Quantum Hall tunnel junctions: Luttinger liquid physics, quantum coherence effect and fractional quantum numbers

This thesis is devoted to the investigation of non-conventional effects of quantum Hall fluids such as fractional quantum numbers, nontrivial quantum coherence and Luttinger liquid physics of their edge states. Tunneling transport studies in various quantum Hall tunnel junctions were done as a means of exploring these effects and four types of tunnel junctions are covered.; First, a line junction in the presence of a single point contact is discussed as a possible scenario for a recent experimental observations on tunneling between laterally coupled quantum Hall liquids.
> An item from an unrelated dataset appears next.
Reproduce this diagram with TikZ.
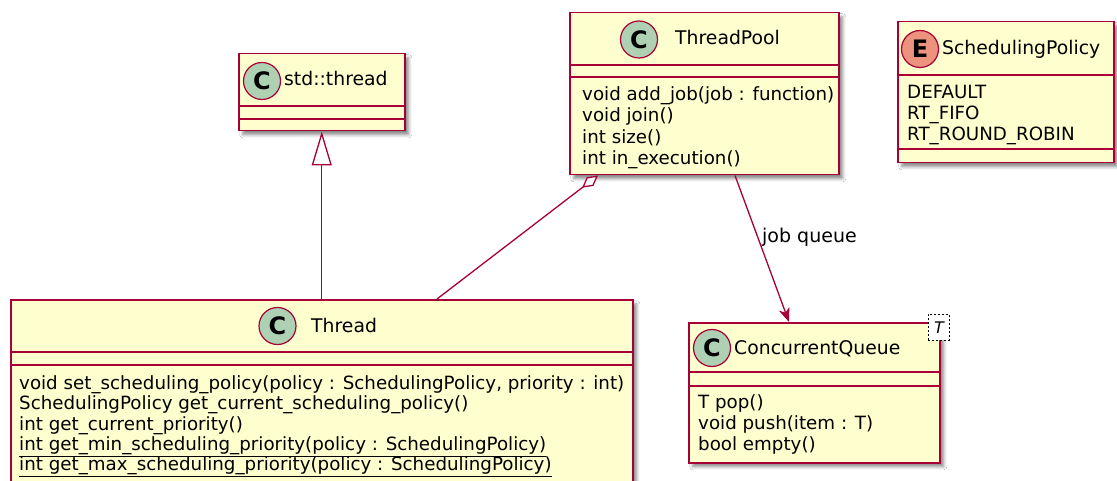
\documentclass[tikz,border=0pt]{standalone}
\usepackage{fontspec}
\setmainfont{DejaVu Sans}
\usetikzlibrary{arrows.meta,calc,shadows.blur}
\definecolor{classfill}{HTML}{FEFECE}
\definecolor{classline}{HTML}{A80036}
\definecolor{classspot}{HTML}{ADD1B2}
\definecolor{enumspot}{HTML}{EB937F}

\tikzset{
  classbox/.style={draw=classline, fill=classfill, line width=1.5pt, rectangle,
    inner sep=0pt, anchor=north west,
    blur shadow={shadow xshift=4pt, shadow yshift=-4pt, shadow blur radius=3pt, shadow opacity=45}},
  spot/.style={circle, draw=classline, line width=1.2pt, minimum size=37pt, inner sep=0pt,
    font=\fontsize{24}{24}\selectfont\bfseries},
  cname/.style={anchor=base west, inner sep=0pt, font=\fontsize{18.8}{22}\selectfont},
  member/.style={anchor=base west, inner sep=0pt, font=\fontsize{18.25}{21}\selectfont},
  sepline/.style={draw=classline, line width=1.5pt},
  link/.style={draw=classline, line width=1.3pt},
  linklabel/.style={anchor=base west, inner sep=0pt, font=\fontsize{19}{22}\selectfont},
  tparam/.style={draw=black, line width=0.8pt, dash pattern=on 2pt off 2pt, fill=white,
    minimum width=21pt, minimum height=26pt, inner sep=0pt, anchor=north west,
    font=\fontsize{16}{16}\selectfont\itshape},
}

\begin{document}
\begin{tikzpicture}[x=1pt,y=-1pt]
\clip (0,0) rectangle (1117,481);
\fill[white] (0,0) rectangle (1117,481);

% ---- std::thread
\node[classbox, minimum width=166pt, minimum height=77pt] (std) at (238,53) {};
\draw[sepline] (238,106) -- (404,106) (238,119) -- (404,119);
\node[spot, fill=classspot] (stdspot) at (262,81) {C};
\node[cname] (stdname) at (284,86) {std::thread};

% ---- ThreadPool
\node[classbox, minimum width=269pt, minimum height=162pt] (pool) at (569,12) {};
\draw[sepline] (569,65) -- (838,65) (569,77) -- (838,77);
\node[spot, fill=classspot] (poolspot) at (639,39.5) {C};
\node[cname] (poolname) at (675,45) {ThreadPool};
\node[member] (pool1) at (582,100.5) {void add\_job(job : function)};
\node[member] (pool2) at (582,121.8) {void join()};
\node[member] (pool3) at (582,143.1) {int size()};
\node[member] (pool4) at (582,164.4) {int in\_execution()};

% ---- SchedulingPolicy
\node[classbox, minimum width=216pt, minimum height=141pt] (sched) at (897,21) {};
\draw[sepline] (897,75) -- (1113,75) (897,149) -- (1113,149);
\node[spot, fill=enumspot] (schedspot) at (920,49) {E};
\node[cname] (schedname) at (942,55) {SchedulingPolicy};
\node[member] (sched1) at (907,98.5) {DEFAULT};
\node[member] (sched2) at (907,119.3) {RT\_FIFO};
\node[member] (sched3) at (907,140.1) {RT\_ROUND\_ROBIN};

% ---- Thread
\node[classbox, minimum width=622pt, minimum height=200pt] (thread) at (10,299) {};
\draw[sepline] (10,352) -- (632,352) (10,365) -- (632,365);
\node[spot, fill=classspot] (threadspot) at (277.5,326) {C};
\node[cname] (threadname) at (311,332) {Thread};
\node[member] (thread1) at (19,389.5) {void set\_scheduling\_policy(policy : SchedulingPolicy, priority : int)};
\node[member] (thread2) at (19,409.8) {SchedulingPolicy get\_current\_scheduling\_policy()};
\node[member] (thread3) at (19,430.1) {int get\_current\_priority()};
\node[member] (thread4) at (19,450.4) {\underline{int get\_min\_scheduling\_priority(policy : SchedulingPolicy)}};
\node[member] (thread5) at (19,470.7) {\underline{int get\_max\_scheduling\_priority(policy : SchedulingPolicy)}};

% ---- ConcurrentQueue<T>
\node[classbox, minimum width=251pt, minimum height=140pt] (queue) at (688,322) {};
\draw[sepline] (688,372) -- (939,372) (688,386) -- (939,386);
\node[spot, fill=classspot] (queuespot) at (712,348) {C};
\node[cname] (queuename) at (734,354) {ConcurrentQueue};
\node[tparam] (queueparam) at (928,314) {T};
\node[member] (queue1) at (698,408.5) {T pop()};
\node[member] (queue2) at (698,429.7) {void push(item : T)};
\node[member] (queue3) at (698,450.9) {bool empty()};

% ---- relations
\draw[link, -{Triangle[length=34pt,width=20pt,fill=white]}] (thread.north) -- (std.south);

\coordinate (aggfrom) at ($(pool.south west)+(29,0)$);
\coordinate (aggto) at ($(thread.north west)+(427,0)$);
\draw[link, {Diamond[length=20pt,width=11pt,fill=white]}-] (aggfrom) -- (aggto);

\coordinate (jobfrom) at ($(pool.south west)+(166,0)$);
\coordinate (jobto) at ($(queue.north west)+(101,0)$);
\draw[link, -{Stealth[length=14pt,width=11pt,inset=4pt]}] (jobfrom) -- (jobto);
\node[linklabel] (joblabel) at (762,243) {job queue};
\end{tikzpicture}
\end{document}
The experimental system is modeled as a pair of coupled chiral Luttinger liquids with a point contact tunneling center. Salient features of published and unpublished data are explained.; This study of the quantum Hall line junction is then extended to include the possible presence of multiple tunneling centers. Non-trivial Aharonov-Bohm (AB) oscillations in the tunneling conductance is predicted as a result of a coherence between multiple point contacts. A comparison with a recent experimental data is given to confirm theoretical predictions discussed in this thesis and an estimate of the coherence length based on the theory is given.; Tunnel junctions between a Hall bar and a superconducting lead are proposed as a tool for investigating Cooper-pair tunneling into singlet fractional quantum Hall edge states. It is shown that the low energy regime of one of the set-ups is governed by a quantum entangled fixed point.; Finally, a three-terminal "T-junction" is proposed as an experimental setup for directly detecting fractional charge and statistics of fractional quantum Hall quasiparticles via cross current noise measurements. The elementary excitations of fractional quantum Hall (FQH) fluids are vortices with fractional statistics; yet this fundamental prediction has remained an open experimental challenge. It is shown that the noise at finite temperature reveals signatures of generalized exclusion principles, fractional exchange statistics and fractional charge. Furthermore the vortices of Laughlin states are predicted to exhibit a "bunching" effect, while for higher states in the Jain sequences they are predicted to exhibit an "anti-bunching" effect.